Jun. 28th, 2001

hkellick: Pittsburgh, City of Bridges (Default)
Wow, I feel braver than I am.
I just emailed WB.com asking how to get permission for the Marvin the Martian soundclips I use in "Illudium Pew-36 Space Modulator". Why? Well mp3.com won't post it without permission (which I'm not really surprised about) and it'd be really cool if I COULD get this song published on mp3.com without having to take the lyrics out... also, if WB sponsors it somehow, the chances of other people hearing this song (and then, perhaps, more of my stuff) goes up quite a bit. I wonder if this is what "selling out" feels like?
You know, I can't help but think of the fact that my middle brother, Marc, wants to be a world famous DJ mixing rap and some techno. Mind you, I don't LIKE rap so I'm biased against it, but IMNSHO Marc isn't all that great. I don't pretend I'm GREAT! I'm not Moby or anything like that.. I don't WANT to be... the music is just a hobby for me. I don't want to be world famous for my dance or have a hit record. I just wanna be an engineer who, as a hobby, makes great music :) A cult following.. now THAT I wouldn't mind!
Well, at least my other two songs (Keep on Dancin' and Theme to "Haunted Dancefloor of Death") are up and on mp3.com. I wish mp3.com still had their section of "newest additions"... I got lots of hits that way when my newest songs came out.. oh well, though, I guess.
In other news... I don't think Imentioned yet that we got a DVD player on Monday. We've been having fun with it.. we've rented three DVDs since (Finding Forrester, Emperor's New Groove and Unbreakable (NOT THAT GOOD! Ugh =P still confused!) plus bought three.. Independence Day, Blues Brothers and.. I forget what else.
And I've been up and down the city looking for the Startopia Strategy Guide. HOPEFULLY I can get it today at lunch.. HOPEFULLY!

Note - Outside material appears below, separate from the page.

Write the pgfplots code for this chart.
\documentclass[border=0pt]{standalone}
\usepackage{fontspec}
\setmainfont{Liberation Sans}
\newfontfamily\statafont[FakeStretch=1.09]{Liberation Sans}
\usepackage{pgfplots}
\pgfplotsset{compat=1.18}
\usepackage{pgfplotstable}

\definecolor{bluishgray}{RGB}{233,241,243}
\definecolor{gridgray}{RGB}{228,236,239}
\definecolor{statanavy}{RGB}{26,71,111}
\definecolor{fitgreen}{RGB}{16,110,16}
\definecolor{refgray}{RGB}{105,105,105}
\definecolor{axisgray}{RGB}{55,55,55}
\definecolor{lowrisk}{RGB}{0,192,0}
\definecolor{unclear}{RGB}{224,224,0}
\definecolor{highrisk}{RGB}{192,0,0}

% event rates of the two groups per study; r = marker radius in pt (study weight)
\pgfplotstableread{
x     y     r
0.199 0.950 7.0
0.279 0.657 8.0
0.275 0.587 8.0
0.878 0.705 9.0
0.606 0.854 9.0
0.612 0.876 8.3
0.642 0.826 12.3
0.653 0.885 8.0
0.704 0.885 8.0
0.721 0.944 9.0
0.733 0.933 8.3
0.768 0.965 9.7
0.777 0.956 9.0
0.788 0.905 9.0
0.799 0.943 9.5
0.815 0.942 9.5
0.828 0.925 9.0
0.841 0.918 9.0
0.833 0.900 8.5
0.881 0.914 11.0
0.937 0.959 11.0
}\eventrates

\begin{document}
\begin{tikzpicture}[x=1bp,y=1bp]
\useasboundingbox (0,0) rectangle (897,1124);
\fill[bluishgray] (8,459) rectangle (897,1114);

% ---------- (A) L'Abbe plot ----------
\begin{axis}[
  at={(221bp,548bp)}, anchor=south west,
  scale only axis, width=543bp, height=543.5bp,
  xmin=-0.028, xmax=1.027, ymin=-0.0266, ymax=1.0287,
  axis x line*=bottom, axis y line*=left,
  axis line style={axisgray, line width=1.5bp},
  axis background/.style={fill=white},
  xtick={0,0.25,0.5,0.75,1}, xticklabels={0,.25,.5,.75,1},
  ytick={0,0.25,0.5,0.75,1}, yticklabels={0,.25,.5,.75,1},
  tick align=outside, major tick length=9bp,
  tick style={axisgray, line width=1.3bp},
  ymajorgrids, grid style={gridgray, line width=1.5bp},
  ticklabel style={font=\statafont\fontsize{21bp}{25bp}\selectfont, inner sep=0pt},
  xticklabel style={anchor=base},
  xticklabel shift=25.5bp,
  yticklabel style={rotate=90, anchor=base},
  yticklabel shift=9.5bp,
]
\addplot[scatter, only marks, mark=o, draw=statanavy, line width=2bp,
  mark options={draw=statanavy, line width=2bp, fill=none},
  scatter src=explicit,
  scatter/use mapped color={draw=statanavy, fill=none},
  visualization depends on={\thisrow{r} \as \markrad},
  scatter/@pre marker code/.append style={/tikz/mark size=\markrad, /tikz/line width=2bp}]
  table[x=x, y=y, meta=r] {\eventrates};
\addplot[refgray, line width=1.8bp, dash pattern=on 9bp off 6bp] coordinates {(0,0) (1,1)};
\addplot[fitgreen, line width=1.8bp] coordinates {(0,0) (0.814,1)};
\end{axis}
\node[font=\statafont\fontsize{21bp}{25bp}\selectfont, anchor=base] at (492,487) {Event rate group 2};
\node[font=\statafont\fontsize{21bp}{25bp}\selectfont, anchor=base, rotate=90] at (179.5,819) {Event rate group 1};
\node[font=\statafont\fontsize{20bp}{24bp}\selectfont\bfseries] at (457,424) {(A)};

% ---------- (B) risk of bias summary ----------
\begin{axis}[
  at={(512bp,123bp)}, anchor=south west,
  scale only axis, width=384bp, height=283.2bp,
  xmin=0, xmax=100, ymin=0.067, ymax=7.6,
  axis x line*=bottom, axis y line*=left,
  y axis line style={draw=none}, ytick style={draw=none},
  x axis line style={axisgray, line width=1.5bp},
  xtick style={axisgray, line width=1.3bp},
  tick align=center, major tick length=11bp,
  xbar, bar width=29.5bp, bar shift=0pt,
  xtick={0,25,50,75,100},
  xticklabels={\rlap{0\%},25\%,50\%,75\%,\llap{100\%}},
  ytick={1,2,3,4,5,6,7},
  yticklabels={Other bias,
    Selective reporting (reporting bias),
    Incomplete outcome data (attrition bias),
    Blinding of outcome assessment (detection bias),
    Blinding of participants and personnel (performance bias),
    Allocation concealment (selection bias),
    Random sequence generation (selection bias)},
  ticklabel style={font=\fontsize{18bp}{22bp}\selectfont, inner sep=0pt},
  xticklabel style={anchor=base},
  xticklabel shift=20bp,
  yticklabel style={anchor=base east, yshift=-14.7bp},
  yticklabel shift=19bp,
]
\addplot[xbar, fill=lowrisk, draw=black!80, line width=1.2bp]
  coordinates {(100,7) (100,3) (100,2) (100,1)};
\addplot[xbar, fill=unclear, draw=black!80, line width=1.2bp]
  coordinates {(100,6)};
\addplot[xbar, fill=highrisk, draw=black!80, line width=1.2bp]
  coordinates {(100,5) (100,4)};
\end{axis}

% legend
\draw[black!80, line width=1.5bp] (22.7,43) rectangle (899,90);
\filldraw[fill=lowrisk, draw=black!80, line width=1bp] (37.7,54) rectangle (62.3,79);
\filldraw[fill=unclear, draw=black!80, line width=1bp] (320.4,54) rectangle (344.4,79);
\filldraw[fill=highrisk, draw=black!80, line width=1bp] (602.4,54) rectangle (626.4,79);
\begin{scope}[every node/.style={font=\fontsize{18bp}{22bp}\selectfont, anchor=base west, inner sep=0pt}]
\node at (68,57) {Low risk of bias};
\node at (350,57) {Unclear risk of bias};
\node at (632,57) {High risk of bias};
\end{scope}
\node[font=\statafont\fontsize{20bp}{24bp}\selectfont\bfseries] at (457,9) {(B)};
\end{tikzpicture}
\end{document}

what else? *thinks* Not much.. not that i can think of.
OK.. bai bai!
hkellick: Pittsburgh, City of Bridges (Default)
I'm feeling... thoughtful. Not necessarily good or bad, but thoughtful. I just talked to arabella, one of my best friends (since 1993... it's amazing to think we've known each other for 8 years..) about Kareila, another really good friend.

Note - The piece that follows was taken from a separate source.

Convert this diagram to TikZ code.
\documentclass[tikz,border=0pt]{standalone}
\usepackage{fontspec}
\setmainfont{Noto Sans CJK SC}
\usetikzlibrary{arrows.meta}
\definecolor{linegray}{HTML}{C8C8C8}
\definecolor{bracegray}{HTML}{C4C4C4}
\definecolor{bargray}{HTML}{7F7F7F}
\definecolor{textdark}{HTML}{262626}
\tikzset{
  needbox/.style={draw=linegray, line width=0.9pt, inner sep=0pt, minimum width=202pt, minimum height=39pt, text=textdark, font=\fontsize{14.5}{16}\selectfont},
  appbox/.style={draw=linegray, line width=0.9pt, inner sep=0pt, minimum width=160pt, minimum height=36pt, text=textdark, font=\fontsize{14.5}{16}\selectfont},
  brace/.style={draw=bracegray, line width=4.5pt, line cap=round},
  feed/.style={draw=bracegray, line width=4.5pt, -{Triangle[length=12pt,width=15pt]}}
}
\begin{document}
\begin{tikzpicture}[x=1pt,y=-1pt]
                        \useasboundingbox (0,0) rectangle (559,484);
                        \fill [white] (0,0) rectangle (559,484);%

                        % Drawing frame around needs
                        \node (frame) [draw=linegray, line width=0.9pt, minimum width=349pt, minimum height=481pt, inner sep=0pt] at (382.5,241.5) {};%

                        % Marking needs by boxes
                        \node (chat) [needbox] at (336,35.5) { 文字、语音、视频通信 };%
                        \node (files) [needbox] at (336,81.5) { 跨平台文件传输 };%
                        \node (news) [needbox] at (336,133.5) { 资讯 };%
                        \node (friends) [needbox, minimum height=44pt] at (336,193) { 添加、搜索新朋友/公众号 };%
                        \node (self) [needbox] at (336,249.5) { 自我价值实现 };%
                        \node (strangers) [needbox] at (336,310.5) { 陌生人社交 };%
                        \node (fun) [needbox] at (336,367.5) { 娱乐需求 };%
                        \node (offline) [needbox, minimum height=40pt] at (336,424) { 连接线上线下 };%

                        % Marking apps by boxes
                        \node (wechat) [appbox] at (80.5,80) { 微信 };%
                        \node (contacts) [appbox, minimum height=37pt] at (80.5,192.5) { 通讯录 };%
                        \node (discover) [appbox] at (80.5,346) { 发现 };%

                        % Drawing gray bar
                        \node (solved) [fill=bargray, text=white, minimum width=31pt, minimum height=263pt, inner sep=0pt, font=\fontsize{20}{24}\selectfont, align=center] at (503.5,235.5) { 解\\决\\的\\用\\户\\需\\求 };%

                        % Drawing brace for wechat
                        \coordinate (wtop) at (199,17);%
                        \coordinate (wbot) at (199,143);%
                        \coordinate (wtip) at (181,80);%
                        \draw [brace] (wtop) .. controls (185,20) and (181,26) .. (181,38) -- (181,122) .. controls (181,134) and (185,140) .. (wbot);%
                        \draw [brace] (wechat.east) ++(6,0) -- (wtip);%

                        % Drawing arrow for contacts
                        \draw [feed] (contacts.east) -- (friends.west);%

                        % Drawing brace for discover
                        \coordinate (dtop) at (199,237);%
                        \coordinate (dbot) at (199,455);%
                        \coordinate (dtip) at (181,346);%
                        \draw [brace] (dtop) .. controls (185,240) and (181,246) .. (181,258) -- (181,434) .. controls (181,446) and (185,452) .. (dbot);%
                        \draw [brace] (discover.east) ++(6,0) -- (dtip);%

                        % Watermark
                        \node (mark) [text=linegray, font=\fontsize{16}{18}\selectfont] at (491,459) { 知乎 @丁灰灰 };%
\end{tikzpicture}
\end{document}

It's just amazing how much we've all changed in 8 years. We've all been in situations where we NEEDED the other two just to keep our sanity.. in the end, despite our personal differences, we seem to just balance each other out in an almost yin-yangish sort of way...
But time has passed... Kareila has become.. grown up. Alot more antisocial. She's still a good person and a good friend but not at all as crazy and amusing as she once was and never seems to spend much time online anymore (due to work and, I think, the fact that she finds more enjoyment in doing nononline things like sewing and watching college football).
arabella has grown up to become a great person (as well as a microbiogeek) in a relationship she seems to simulaneously love and hate and, though I've never seen them together, I'm told those two fit together like two peas in a pod.
And me? Well, I guess I'll leave that for someone else to decide. I know where *I* think I've change, but maybe what I think has changed hasn't.
Time changes the nature of everything.
You can't blame it... by summarizing what I've summed up, I've neglected to mention 8 years of history. Approximately an entire third of each of our lives... PLENTY of things have happened in 8 years, things that have changed us to our very core. We've grown up, found ourselves (or not) in college and strove to become things we did or did not become. We've formed new attachments, affected hundreds of lives (and been affected ourselves by those same hundreds)
I dunno.
I dunno where to go with this post anymore. I guess I'll just end it instead.